BEGIN Dataset records

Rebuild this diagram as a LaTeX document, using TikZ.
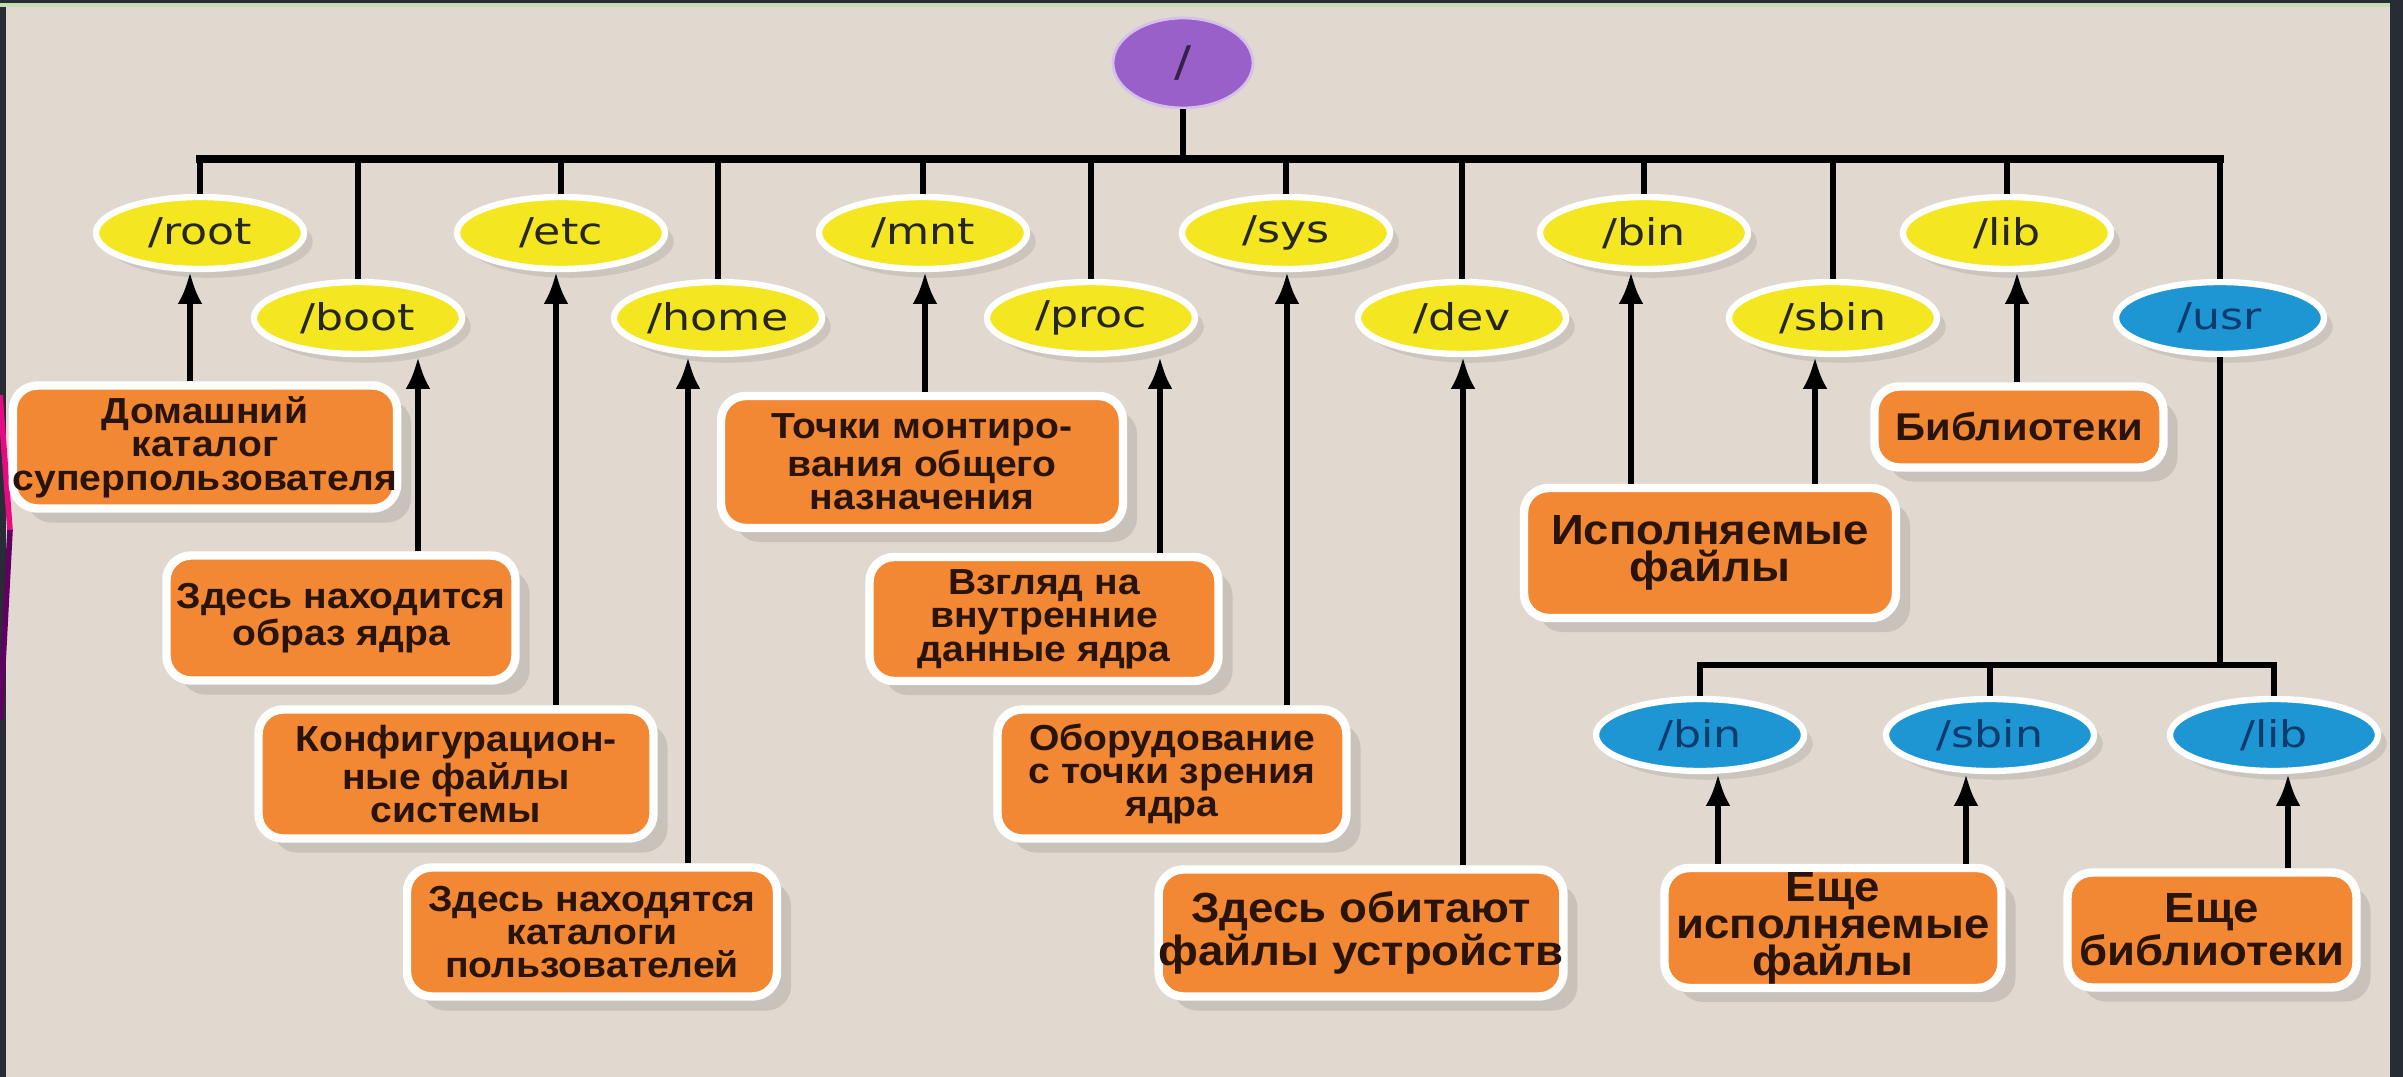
\documentclass[tikz,border=0pt]{standalone}
\usepackage{fontspec}
\setmainfont{Liberation Sans}
\newfontfamily\dirfont[FakeStretch=1.2]{DejaVu Sans}
\newfontfamily\notefont[FakeStretch=1.08]{Liberation Sans}
\usepackage{xcolor}
\usepackage{tikz}
\usetikzlibrary{arrows.meta,shapes.geometric,shadows}

\definecolor{bgbeige}{RGB}{225,217,208}
\definecolor{framegray}{RGB}{40,44,52}
\definecolor{topgreen}{RGB}{196,222,178}
\definecolor{rootpurple}{RGB}{152,96,200}
\definecolor{diryellow}{RGB}{244,230,32}
\definecolor{usrblue}{RGB}{30,150,212}
\definecolor{noteorange}{RGB}{243,136,52}
\definecolor{notetext}{RGB}{40,20,10}
\definecolor{bluetext}{RGB}{12,60,110}

\begin{document}
\begin{tikzpicture}[x=1cm,y=1cm]
\tikzstyle{dir} = [ellipse, draw=white, line width=1.8pt, fill=diryellow, minimum width=2.08cm, minimum height=0.72cm, inner sep=0pt, text=black!85, font=\dirfont\fontsize{10.5}{12}\selectfont, drop shadow={shadow xshift=2.5pt, shadow yshift=-2.5pt, opacity=0.22}]
\tikzstyle{sub} = [dir, fill=usrblue, text=bluetext]
\tikzstyle{top} = [ellipse, draw=rootpurple!40!white, line width=0.8pt, fill=rootpurple, minimum width=1.40cm, minimum height=0.90cm, inner sep=0pt, text=rootpurple!35!black, font=\dirfont\fontsize{12}{14}\selectfont]
\tikzstyle{note} = [rounded corners=7pt, draw=white, line width=2.4pt, fill=noteorange, inner sep=0pt, align=center, text=notetext, font=\notefont\fontsize{10.3}{9.5}\bfseries, drop shadow={shadow xshift=4pt, shadow yshift=-4pt, opacity=0.25}]
\tikzstyle{bignote} = [note, font=\notefont\fontsize{12}{10.5}\bfseries]
\tikzstyle{bar} = [line width=2.3pt, line cap=rect]
\tikzstyle{drop} = [line width=1.7pt]
\tikzstyle{arr} = [line width=1.5pt, -{Latex[length=9pt,width=7pt]}]

\useasboundingbox (0,0) rectangle (24.03,-10.77);
\fill[framegray] (0,0) rectangle (24.03,-10.77);
\fill[bgbeige] (0.06,-0.07) rectangle (23.90,-10.77);
\fill[topgreen] (0,-0.03) rectangle (23.90,-0.07);
\draw[magenta!85!purple, line width=1.6pt] (0,-3.95) -- (0.10,-5.30);
\draw[violet!75!black, line width=1.6pt] (0.10,-5.30) -- (0,-7.20);

\node (fsroot) [top] at (11.83,-0.63) {/};

\node (root) [dir] at (2.00,-2.33) {/root};
\node (boot) [dir] at (3.58,-3.18) {/boot};
\node (etc) [dir] at (5.61,-2.33) {/etc};
\node (home) [dir] at (7.18,-3.18) {/home};
\node (mnt) [dir] at (9.23,-2.33) {/mnt};
\node (proc) [dir] at (10.91,-3.18) {/proc};
\node (sys) [dir] at (12.86,-2.33) {/sys};
\node (dev) [dir] at (14.62,-3.18) {/dev};
\node (bin) [dir] at (16.44,-2.33) {/bin};
\node (sbin) [dir] at (18.33,-3.18) {/sbin};
\node (lib) [dir] at (20.07,-2.33) {/lib};
\node (usr) [sub] at (22.20,-3.18) {/usr};
\node (ubin) [sub] at (17.00,-7.35) {/bin};
\node (usbin) [sub] at (19.90,-7.35) {/sbin};
\node (ulib) [sub] at (22.74,-7.35) {/lib};

\node (n1) [note, minimum width=3.77cm, minimum height=1.23cm] at (2.05,-4.47) {Домашний\\каталог\\суперпользователя};
\node (n2) [note, minimum width=3.49cm, minimum height=1.25cm] at (3.41,-6.18) {Здесь находится\\образ ядра};
\node (n3) [note, minimum width=3.95cm, minimum height=1.29cm] at (4.56,-7.74) {Конфигурацион-\\ные файлы\\системы};
\node (n4) [note, minimum width=3.70cm, minimum height=1.29cm] at (5.92,-9.32) {Здесь находятся\\каталоги\\пользователей};
\node (n5) [note, minimum width=4.02cm, minimum height=1.32cm] at (9.22,-4.62) {Точки монтиро-\\вания общего\\назначения};
\node (n6) [note, minimum width=3.49cm, minimum height=1.24cm] at (10.44,-6.19) {Взгляд на\\внутренние\\данные ядра};
\node (n7) [note, minimum width=3.49cm, minimum height=1.29cm] at (11.72,-7.74) {Оборудование\\с точки зрения\\ядра};
\node (n8) [bignote, minimum width=4.00cm, minimum height=1.27cm] at (13.61,-9.33) {Здесь обитают\\файлы устройств};
\node (n9) [bignote, minimum width=3.72cm, minimum height=1.30cm] at (17.10,-5.53) {Исполняемые\\файлы};
\node (n10) [note, font=\notefont\fontsize{11}{10}\bfseries, minimum width=2.89cm, minimum height=0.81cm] at (20.19,-4.27) {Библиотеки};
\node (n11) [bignote, minimum width=3.37cm, minimum height=1.20cm] at (18.33,-9.28) {Еще\\исполняемые\\файлы};
\node (n12) [bignote, minimum width=2.89cm, minimum height=1.15cm] at (22.12,-9.30) {Еще\\библиотеки};

\coordinate (barL) at (2.00,-1.59);
\coordinate (barR) at (22.20,-1.59);
\coordinate (subL) at (17.00,-6.65);
\coordinate (subR) at (22.74,-6.65);

\draw[drop] (fsroot.south) -- (fsroot.south |- barL);
\draw[bar] (barL) -- (barR);
\foreach \n in {root,boot,etc,home,mnt,proc,sys,dev,bin,sbin,lib,usr}
\draw[drop] (\n.north) -- (\n.north |- barL);
\draw[drop] (usr.south) -- (usr.south |- subL);
\draw[drop, line cap=rect] (subL) -- (subR);
\foreach \n in {ubin,usbin,ulib}
\draw[drop] (\n.north) -- (\n.north |- subL);

\foreach \from/\to/\x in {n1/root/1.90, n2/boot/4.18, n3/etc/5.56, n4/home/6.88, n5/mnt/9.25, n6/proc/11.60, n7/sys/12.87, n8/dev/14.63, n9/bin/16.31, n9/sbin/18.15, n10/lib/20.17, n11/ubin/17.18, n11/usbin/19.66, n12/ulib/22.88}
\draw[arr] (\x,0 |- \from.north) -- (\x,0 |- \to.south);
\end{tikzpicture}
\end{document}
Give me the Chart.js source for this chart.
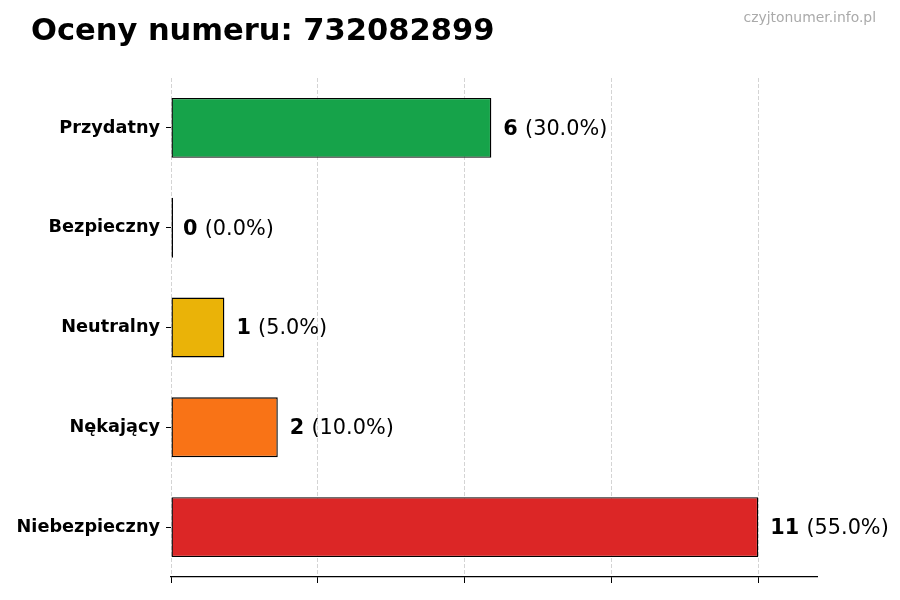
<!DOCTYPE html>
<html>
<head>
<meta charset="utf-8">
<script src="https://cdn.jsdelivr.net/npm/chart.js@4"></script>
<style>
  body { margin: 0; background: #fff; }
  #wrap { width: 900px; height: 600px; }
</style>
</head>
<body>
<div id="wrap"><canvas id="chart" width="900" height="600"></canvas></div>
<script>
// --- DATA ---
const categories = ['Przydatny', 'Bezpieczny', 'Neutralny', 'Nękający', 'Niebezpieczny'];
const counts = [6, 0, 1, 2, 11];
const percents = ['30.0%', '0.0%', '5.0%', '10.0%', '55.0%'];
const barColors = ['#16a34a', '#3b82f6', '#eab308', '#f97316', '#dc2626'];
const xTickValues = [0, 2.75, 5.5, 8.25, 11];
const xMax = 12.1;

const titleText = 'Oceny numeru: 732082899';
const watermark = 'czyjtonumer.info.pl';

const FONT = "'DejaVu Sans', sans-serif";

// title, watermark and the value labels next to each bar
const decorPlugin = {
    id: 'decor',
    afterDraw(chart) {
        const ctx = chart.ctx;
        ctx.save();
        ctx.fillStyle = '#000';
        ctx.font = "bold 30.5px " + FONT;
        ctx.textAlign = 'left';
        ctx.textBaseline = 'alphabetic';
        ctx.fillText(titleText, 31, 40);

        ctx.fillStyle = '#aaaaaa';
        ctx.font = "13.9px " + FONT;
        ctx.textAlign = 'right';
        ctx.fillText(watermark, 876, 22);

        const meta = chart.getDatasetMeta(0);
        const xScale = chart.scales.x;
        meta.data.forEach((bar, i) => {
            const x = xScale.getPixelForValue(counts[i]) + 12;
            const y = bar.y + 1.5;
            ctx.textAlign = 'left';
            ctx.textBaseline = 'middle';
            ctx.fillStyle = '#000';
            ctx.font = "bold 20.8px " + FONT;
            const num = String(counts[i]);
            ctx.fillText(num, x, y);
            const w = ctx.measureText(num + ' ').width;
            ctx.font = "20.8px " + FONT;
            ctx.fillText('(' + percents[i] + ')', x + w, y);
        });
        ctx.restore();
    }
};

new Chart(document.getElementById('chart'), {
    type: 'bar',
    data: {
        labels: categories,
        datasets: [{
            data: counts,
            backgroundColor: barColors,
            borderColor: '#000',
            borderWidth: 1.4,
            borderSkipped: false,
            minBarLength: 2,
            barPercentage: 0.6,
            categoryPercentage: 1.0
        }]
    },
    options: {
        indexAxis: 'y',
        responsive: false,
        animation: false,
        devicePixelRatio: 1,
        layout: { padding: { left: 0, right: 83, top: 78, bottom: 0 } },
        plugins: {
            legend: { display: false },
            tooltip: { enabled: false }
        },
        scales: {
            x: {
                min: 0,
                max: xMax,
                z: 1,
                afterBuildTicks: (scale) => {
                    scale.ticks = xTickValues.map(v => ({ value: v }));
                },
                afterFit: (scale) => { scale.height = 23; },
                ticks: { display: false },
                grid: {
                    color: 'rgba(176,176,176,0.55)',
                    lineWidth: 1,
                    drawTicks: true,
                    tickLength: 6,
                    tickColor: '#000',
                    tickWidth: 1
                },
                border: { display: true, color: '#000', width: 1.2, dash: [4, 2] }
            },
            y: {
                afterFit: (scale) => { scale.width = 171; },
                ticks: {
                    color: '#000',
                    padding: 6,
                    font: { family: FONT, size: 17.7, weight: 'bold' }
                },
                grid: {
                    offset: false,
                    drawOnChartArea: false,
                    drawTicks: true,
                    tickLength: 5,
                    tickColor: '#000',
                    tickWidth: 1
                },
                border: { display: false }
            }
        }
    },
    plugins: [decorPlugin]
});
</script>
</body>
</html>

END Dataset records

_Instruction:_ Keep the pictures out, and extract only the lines that begin at the one containing "Give me the Chart.js source for this chart." and end at the one containing "ctx.fillText(watermark, 876, 22);", inclusive.

_Output for this exercise:_
Give me the Chart.js source for this chart.
<!DOCTYPE html>
<html>
<head>
<meta charset="utf-8">
<script src="https://cdn.jsdelivr.net/npm/chart.js@4"></script>
<style>
  body { margin: 0; background: #fff; }
  #wrap { width: 900px; height: 600px; }
</style>
</head>
<body>
<div id="wrap"><canvas id="chart" width="900" height="600"></canvas></div>
<script>
// --- DATA ---
const categories = ['Przydatny', 'Bezpieczny', 'Neutralny', 'Nękający', 'Niebezpieczny'];
const counts = [6, 0, 1, 2, 11];
const percents = ['30.0%', '0.0%', '5.0%', '10.0%', '55.0%'];
const barColors = ['#16a34a', '#3b82f6', '#eab308', '#f97316', '#dc2626'];
const xTickValues = [0, 2.75, 5.5, 8.25, 11];
const xMax = 12.1;

const titleText = 'Oceny numeru: 732082899';
const watermark = 'czyjtonumer.info.pl';

const FONT = "'DejaVu Sans', sans-serif";

// title, watermark and the value labels next to each bar
const decorPlugin = {
    id: 'decor',
    afterDraw(chart) {
        const ctx = chart.ctx;
        ctx.save();
        ctx.fillStyle = '#000';
        ctx.font = "bold 30.5px " + FONT;
        ctx.textAlign = 'left';
        ctx.textBaseline = 'alphabetic';
        ctx.fillText(titleText, 31, 40);

        ctx.fillStyle = '#aaaaaa';
        ctx.font = "13.9px " + FONT;
        ctx.textAlign = 'right';
        ctx.fillText(watermark, 876, 22);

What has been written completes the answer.